NAPLES — During the "Super Bowl" of local events for law enforcement officers, canoe race revelry was cut short Saturday for at least eight people, who ended up behind bars.
Fourth of July and Memorial Day are busy with boat traffic, said Sgt. David Bruening of the Collier County Sheriff's Office marine unit, but the annual Great Dock Canoe Race "is our Super Bowl."
From marijuana possession to boating under the influence, law enforcement agencies ran a tight ship in curbing illegal activities Saturday. Last year, four arrests were made related to the races, all but one for boating under the influence.
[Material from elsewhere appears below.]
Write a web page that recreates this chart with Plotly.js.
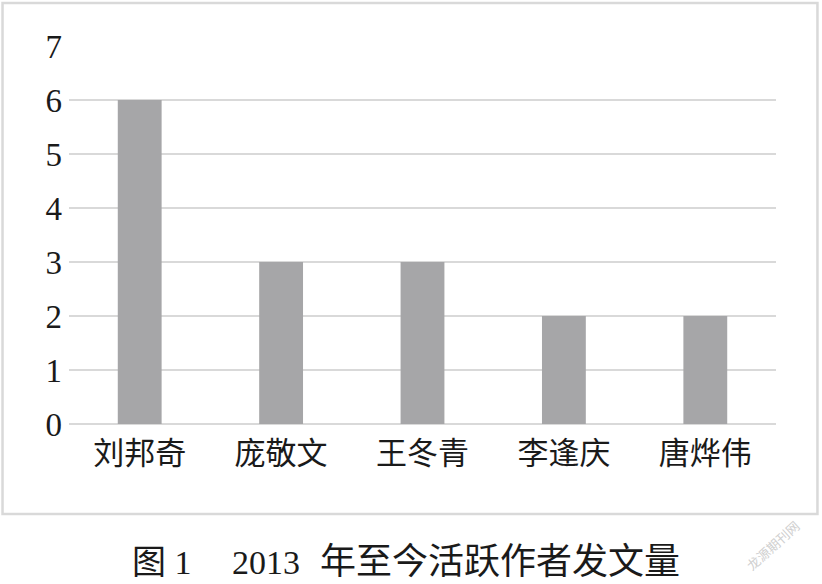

The event, which began Saturday afternoon with canoeing contests in Naples Bay and ended with camping and parties on the southern end of Keewaydin Island, is an exercise in interagency coordination. The Sheriff's Office teamed with the Florida Fish and Wildlife Conservation Commission and the Coast Guard to monitor open waters while Naples police patrolled the bay.
Two boating under the influence arrests were made Saturday. Other charges faced by revelers included battery, obstruction of justice and disorderly conduct.
Additional details about the arrests weren't immediately available.
Post-race parties on Keewaydin can attract 550 to 850 boats and 5,000 people or more.
With that knowledge, Bruening said, marine unit officers tried to make themselves visible in the weeks leading up to the race as a warning to would-be drunken boat operators. The Sheriff's Office made plans to post about 40 deputies Saturday on or around the island.
It's not just the actions of regular fun-seekers that are under scrutiny at the races.
Last year, an anonymous complainant alleged in a letter to Sheriff Kevin Rambosk that two off-duty Collier deputies encouraged women to remove their shirts. An internal investigation concluded the allegations weren't sustained, citing insufficient evidence to prove or disprove them.
The two off-duty deputies in question were at the 2011 races and openly consuming alcohol, the investigation found, but their actions did not "rise to a violation of policy," according to a June 2011 memo to the sheriff.
However, the internal investigator suggested one of the men "may want to reflect on his off-duty actions especially when attending functions where he may be publicly scrutinized." There was no such similar comment for the second deputy.
Bruening said there's no list of what conduct is appropriate for deputies at the races, and that agency policy dictates.
Still, the message is clear, he added.
"We're not out there to have a good time, (but to) keep people safe and enforce the law. It's not a weekend at the beach for you."